Pictures stay out of this copy, which runs from the first line of the material through the line containing "1692,1694,1696,1698,1700,1702,1704,1706,1708,1710];".
....
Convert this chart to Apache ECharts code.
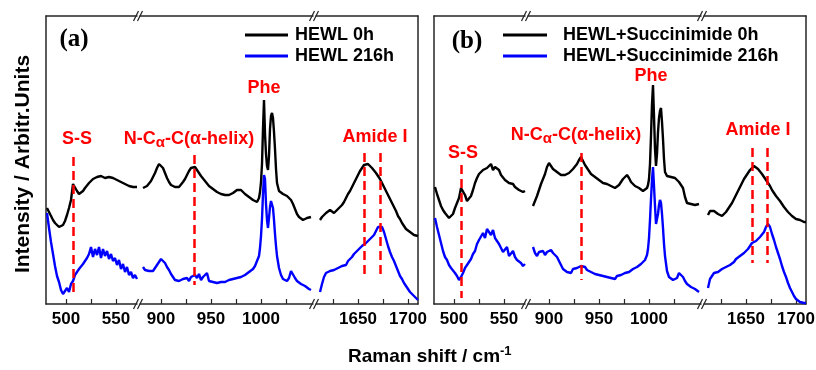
<!DOCTYPE html>
<html>
<head>
<meta charset="utf-8">
<script src="https://cdn.jsdelivr.net/npm/echarts@6/dist/echarts.min.js"></script>
<style>
  html, body { margin: 0; padding: 0; background: #fff; }
  #chart { width: 816px; height: 370px; }
</style>
</head>
<body>
<div id="chart"></div>
<script>
// Raman shift sampling per axis segment (cm-1)
const shiftLow = [481,483,485,487,489,491,493,495,497,499,501,503,505,507,509,511,513,515,517,519,
  521,523,525,527,529,531,533,535,537,539,541,543,545,547,549,551,553,555,557,559,561,563,565,567,569,571];
const shiftMid = [882,884,886,888,890,892,894,896,898,900,902,904,906,908,910,912,914,916,918,920,
  922,924,926,928,930,932,934,936,938,940,942,944,946,948,950,952,954,956,958,960,
  962,964,966,968,970,972,974,976,978,980,982,984,986,988,990,992,994,996,998,
  999,1000,1001,1002,1003,1004,1005,1006,1007,1008,1009,1010,1011,1012,1013,1014,1015,1016,
  1018,1020,1022,1024,1026,1028,1030,1032,1034,1036,1038,1040,1042,1044,1046,1048,1050];
const shiftHigh = [1612,1614,1616,1618,1620,1622,1624,1626,1628,1630,1632,1634,1636,1638,1640,1642,1644,1646,1648,1650,
  1652,1654,1656,1658,1660,1662,1664,1666,1668,1670,1672,1674,1676,1678,1680,1682,1684,1686,1688,1690,
  1692,1694,1696,1698,1700,1702,1704,1706,1708,1710];

// (a) HEWL 0h
const hewl0Low = [96,92,88,84,81,79,77,77,79,83,89,96,104,120,119,113,110,111,113,116,
  118,121,123,125,126,127,126,128,127,126,128,127,128,126,124,124,122,122,121,120,119,118,118,117,116,117];
const hewl0Mid = [116,117,118,120,123,127,131,136,140,140,136,131,126,122,119,118,117,118,117,119,
  122,125,129,133,136,138,137,134,131,128,126,123,121,118,116,115,113,112,112,110,
  109,109,108,109,109,111,112,114,115,114,112,110,109,107,106,104,103,102,106,
  112,122,140,175,204,170,150,138,134,148,175,188,191,186,172,155,135,121,
  113,111,110,109,108,106,104,100,95,90,87,85,84,85,86,87,87];
const hewl0High = [84,87,89,91,93,94,94,91,92,95,97,99,102,106,110,113,117,121,125,129,
  133,136,139,141,140,138,136,134,131,128,125,121,117,113,109,105,101,97,93,88,
  85,81,78,75,73,72,70,69,69,68];

// (a) HEWL 216h
const hewl216Low = [91,76,62,50,38,28,22,14,10,8,16,12,20,23,29,31,35,34,40,42,
  46,50,57,47,55,49,57,46,55,48,53,45,50,43,46,39,44,35,40,32,37,29,32,26,29,25];
const hewl216Mid = [37,34,32,33,34,33,36,39,41,45,43,41,37,34,30,27,24,22,23,21,
  25,24,26,23,27,25,29,26,30,24,27,25,31,23,24,22,24,21,23,22,
  24,22,23,24,23,25,24,26,25,27,28,29,31,32,34,35,38,40,48,
  56,68,85,110,129,125,100,84,76,86,97,103,104,96,84,70,58,48,
  36,29,25,24,23,26,33,33,26,23,22,20,19,18,16,15,14];
const hewl216High = [12,20,27,31,29,33,31,34,33,36,35,38,40,39,43,45,47,50,49,54,
  55,58,59,61,63,65,67,69,73,77,78,77,72,65,58,52,47,43,38,33,
  28,25,21,18,15,12,10,8,6,4];

// (b) HEWL+Succinimide 0h
const succ0Low = [117,110,104,98,94,91,89,86,88,90,96,101,106,116,114,109,103,105,108,114,
  121,126,130,132,134,133,136,138,140,134,137,135,134,129,127,124,122,121,119,120,117,116,114,113,112,113];
const succ0Mid = [null,98,103,108,114,120,125,130,137,141,138,135,134,132,131,129,128,129,130,131,
  133,135,137,140,144,147,143,139,136,133,130,128,127,125,124,123,121,122,120,119,
  118,117,116,117,119,122,125,127,129,126,122,120,118,117,116,115,113,112,116,
  119,125,140,168,200,219,188,155,138,150,172,186,193,196,182,165,145,132,
  128,126,127,125,126,124,122,120,116,107,101,99,100,98,99,98,100];
const succ0High = [89,93,92,93,92,90,89,88,90,92,95,98,101,105,109,113,117,121,125,128,
  131,134,136,138,137,135,133,130,127,124,121,118,114,111,108,106,103,100,97,95,
  92,90,88,86,85,84,84,83,82,82];

// (b) HEWL+Succinimide 216h
const succ216Low = [86,77,69,61,53,47,44,39,36,35,31,28,24,27,31,36,38,42,45,50,
  53,60,64,66,71,66,75,76,69,74,66,65,60,56,52,50,57,48,47,53,47,44,42,41,38,40];
const succ216Mid = [null,57,51,48,52,50,53,49,52,50,54,51,52,47,43,39,35,34,32,33,
  31,35,34,36,35,38,36,37,34,35,32,33,30,32,29,31,28,30,27,28,
  26,27,25,28,27,29,28,31,30,32,33,35,34,37,39,40,42,44,49,
  55,66,84,105,124,137,118,98,80,78,90,99,104,101,90,76,60,48,
  33,27,25,24,24,26,31,33,27,23,20,19,17,16,15,13,12];
const succ216High = [16,25,28,31,29,32,33,35,33,37,38,39,41,42,45,46,48,49,51,53,
  55,58,61,62,63,65,67,69,72,77,80,77,70,64,57,51,45,38,32,27,
  21,16,12,8,5,3,2,1,1,1];

// ticks and labels
const ticksLow = [500, 525, 550];
const labelsLow = [500, 550];
const ticksMid = [900, 925, 950, 975, 1000, 1025];
const labelsMid = [900, 950, 1000];
const ticksHigh = [1625, 1650, 1675, 1700];
const labelsHigh = [1650, 1700];

// dashed band markers: [segment, shift, top, bottom]
const marksA = [[0, 507.5, 147, 12], [1, 933, 149, 19], [2, 1656, 151, 27], [2, 1672, 151, 27]];
const marksB = [[0, 507.5, 139, 6], [1, 932, 151, 24], [2, 1656.5, 156, 41], [2, 1671, 156, 41]];

const FONT = '"Liberation Sans", Arial, sans-serif';
const RED = '#ff0000';
const AXIS = '#262626';
const COLORS = ['#000000', '#0000ff'];

const segments = [
  { shift: shiftLow, min: 480, max: 571, left: 46, ticks: ticksLow, labels: labelsLow },
  { shift: shiftMid, min: 879, max: 1052, left: 140, ticks: ticksMid, labels: labelsMid },
  { shift: shiftHigh, min: 1608, max: 1710, left: 316, ticks: ticksHigh, labels: labelsHigh }
];

const panels = [
  { dx: 0, names: ['HEWL 0h', 'HEWL 216h'],
    spectra: [[hewl0Low, hewl0Mid, hewl0High], [hewl216Low, hewl216Mid, hewl216High]], marks: marksA },
  { dx: 388, names: ['HEWL+Succinimide 0h', 'HEWL+Succinimide 216h'],
    spectra: [[succ0Low, succ0Mid, succ0High], [succ216Low, succ216Mid, succ216High]], marks: marksB }
];

const grid = [], xAxis = [], yAxis = [], series = [];

panels.forEach((p, pi) => {
  segments.forEach((s, si) => {
    const g = pi * 3 + si;
    grid.push({ left: s.left + p.dx, top: 16, width: s.max - s.min, height: 288, containLabel: false, outerBoundsMode: 'none' });
    xAxis.push({
      gridIndex: g, type: 'value', min: s.min, max: s.max, position: 'bottom',
      axisLine: { lineStyle: { color: AXIS, width: 1.5 } },
      axisTick: { inside: true, length: 5, customValues: s.ticks, lineStyle: { color: AXIS, width: 1.2 } },
      axisLabel: { customValues: s.labels, formatter: v => String(v), margin: 7, color: '#000',
        fontFamily: FONT, fontWeight: 'bold', fontSize: 17 },
      splitLine: { show: false }
    });
    xAxis.push({
      gridIndex: g, type: 'value', min: s.min, max: s.max, position: 'top',
      axisLine: { lineStyle: { color: AXIS, width: 1.5 } },
      axisTick: { show: false }, axisLabel: { show: false }, splitLine: { show: false }
    });
    yAxis.push({
      gridIndex: g, type: 'value', min: 0, max: 288, show: si !== 1,
      position: si === 2 ? 'right' : 'left',
      axisLine: { show: true, lineStyle: { color: AXIS, width: 1.5 } },
      axisTick: { show: false }, axisLabel: { show: false }, splitLine: { show: false }
    });
    p.spectra.forEach((spec, k) => {
      const vals = spec[si];
      const item = {
        type: 'line', name: p.names[k], xAxisIndex: g * 2, yAxisIndex: g,
        data: s.shift.map((x, j) => [x, vals[j]]),
        symbol: 'none', showSymbol: false, animation: false, silent: true,
        lineStyle: { color: COLORS[k], width: 2.4 }, itemStyle: { color: COLORS[k] },
        z: k === 0 ? 3 : 2
      };
      if (k === 0) {
        const m = p.marks.filter(d => d[0] === si);
        if (m.length) {
          item.markLine = {
            silent: true, symbol: ['none', 'none'], animation: false,
            label: { show: false },
            lineStyle: { color: RED, width: 2.5, type: [9, 5] },
            data: m.map(d => [{ coord: [d[1], d[2]] }, { coord: [d[1], d[3]] }])
          };
        }
      }
      series.push(item);
    });
  });
});

const legendText = { fontFamily: FONT, fontWeight: 'bold', fontSize: 18, color: '#000' };
const legend = [
  { data: panels[0].names, left: 240, top: 21, orient: 'vertical', icon: 'rect', itemWidth: 43, itemHeight: 3,
    itemGap: 3, textStyle: Object.assign({ padding: [0, 0, 0, 2] }, legendText), selectedMode: false },
  { data: panels[1].names, left: 498, top: 21, orient: 'vertical', icon: 'rect', itemWidth: 44, itemHeight: 3,
    itemGap: 3, textStyle: Object.assign({ padding: [0, 0, 0, 11] }, legendText), selectedMode: false }
];

// annotation texts
function redText(x, y, txt) {
  return { type: 'text', x: x, y: y, silent: true,
    style: { text: txt, fill: RED, font: 'bold 18px ' + FONT, align: 'center', verticalAlign: 'middle' } };
}
function helixText(x, y) {
  return { type: 'text', x: x, y: y, silent: true,
    style: {
      text: '{m|N-C}{s|α}{m|-C(α-helix)}', align: 'center', verticalAlign: 'middle',
      rich: {
        m: { fill: RED, fontFamily: FONT, fontWeight: 'bold', fontSize: 18, lineHeight: 20 },
        s: { fill: RED, fontFamily: FONT, fontWeight: 'bold', fontSize: 15, padding: [8, 0, 0, 0] }
      }
    } };
}
function breakMarks(cx, y) {
  return [-2.5, 1.5].map(o => ({
    type: 'line', silent: true,
    shape: { x1: cx + o - 2.5, y1: y + 5, x2: cx + o + 2.5, y2: y - 5 },
    style: { stroke: AXIS, lineWidth: 1.2 }
  }));
}

const graphic = [
  redText(77, 139, 'S-S'), helixText(189, 139), redText(264, 88, 'Phe'), redText(375, 137, 'Amide I'),
  redText(463, 153, 'S-S'), helixText(576, 135), redText(651, 76, 'Phe'), redText(758, 130, 'Amide I'),
  { type: 'text', x: 74, y: 40, silent: true,
    style: { text: '(a)', fill: '#000', font: 'bold 25px "Liberation Serif", "Times New Roman", serif', align: 'center', verticalAlign: 'middle' } },
  { type: 'text', x: 467, y: 42, silent: true,
    style: { text: '(b)', fill: '#000', font: 'bold 25px "Liberation Serif", "Times New Roman", serif', align: 'center', verticalAlign: 'middle' } },
  { type: 'text', x: 23, y: 164, rotation: Math.PI / 2, silent: true,
    style: { text: 'Intensity / Arbitr.Units', fill: '#000', font: 'bold 21px ' + FONT, align: 'center', verticalAlign: 'middle' } },
  { type: 'text', x: 348, y: 357, silent: true,
    style: {
      text: '{t|Raman shift / cm}{u|-1}', verticalAlign: 'middle', align: 'left',
      rich: {
        t: { fill: '#000', fontFamily: FONT, fontWeight: 'bold', fontSize: 19, lineHeight: 22 },
        u: { fill: '#000', fontFamily: FONT, fontWeight: 'bold', fontSize: 13, padding: [0, 0, 12, 0] }
      }
    } }
];
[138.5, 314.5, 526.5, 702.5].forEach(cx => {
  graphic.push(...breakMarks(cx, 16), ...breakMarks(cx, 304));
});

const chart = echarts.init(document.getElementById('chart'), null, { renderer: 'canvas' });
chart.setOption({
  backgroundColor: '#ffffff',
  animation: false,
  grid: grid,
  xAxis: xAxis,
  yAxis: yAxis,
  legend: legend,
  series: series,
  graphic: graphic
});
</script>
</body>
</html>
....
• **Reply to the task**
Convert this chart to Apache ECharts code.
<!DOCTYPE html>
<html>
<head>
<meta charset="utf-8">
<script src="https://cdn.jsdelivr.net/npm/echarts@6/dist/echarts.min.js"></script>
<style>
  html, body { margin: 0; padding: 0; background: #fff; }
  #chart { width: 816px; height: 370px; }
</style>
</head>
<body>
<div id="chart"></div>
<script>
// Raman shift sampling per axis segment (cm-1)
const shiftLow = [481,483,485,487,489,491,493,495,497,499,501,503,505,507,509,511,513,515,517,519,
  521,523,525,527,529,531,533,535,537,539,541,543,545,547,549,551,553,555,557,559,561,563,565,567,569,571];
const shiftMid = [882,884,886,888,890,892,894,896,898,900,902,904,906,908,910,912,914,916,918,920,
  922,924,926,928,930,932,934,936,938,940,942,944,946,948,950,952,954,956,958,960,
  962,964,966,968,970,972,974,976,978,980,982,984,986,988,990,992,994,996,998,
  999,1000,1001,1002,1003,1004,1005,1006,1007,1008,1009,1010,1011,1012,1013,1014,1015,1016,
  1018,1020,1022,1024,1026,1028,1030,1032,1034,1036,1038,1040,1042,1044,1046,1048,1050];
const shiftHigh = [1612,1614,1616,1618,1620,1622,1624,1626,1628,1630,1632,1634,1636,1638,1640,1642,1644,1646,1648,1650,
  1652,1654,1656,1658,1660,1662,1664,1666,1668,1670,1672,1674,1676,1678,1680,1682,1684,1686,1688,1690,
  1692,1694,1696,1698,1700,1702,1704,1706,1708,1710];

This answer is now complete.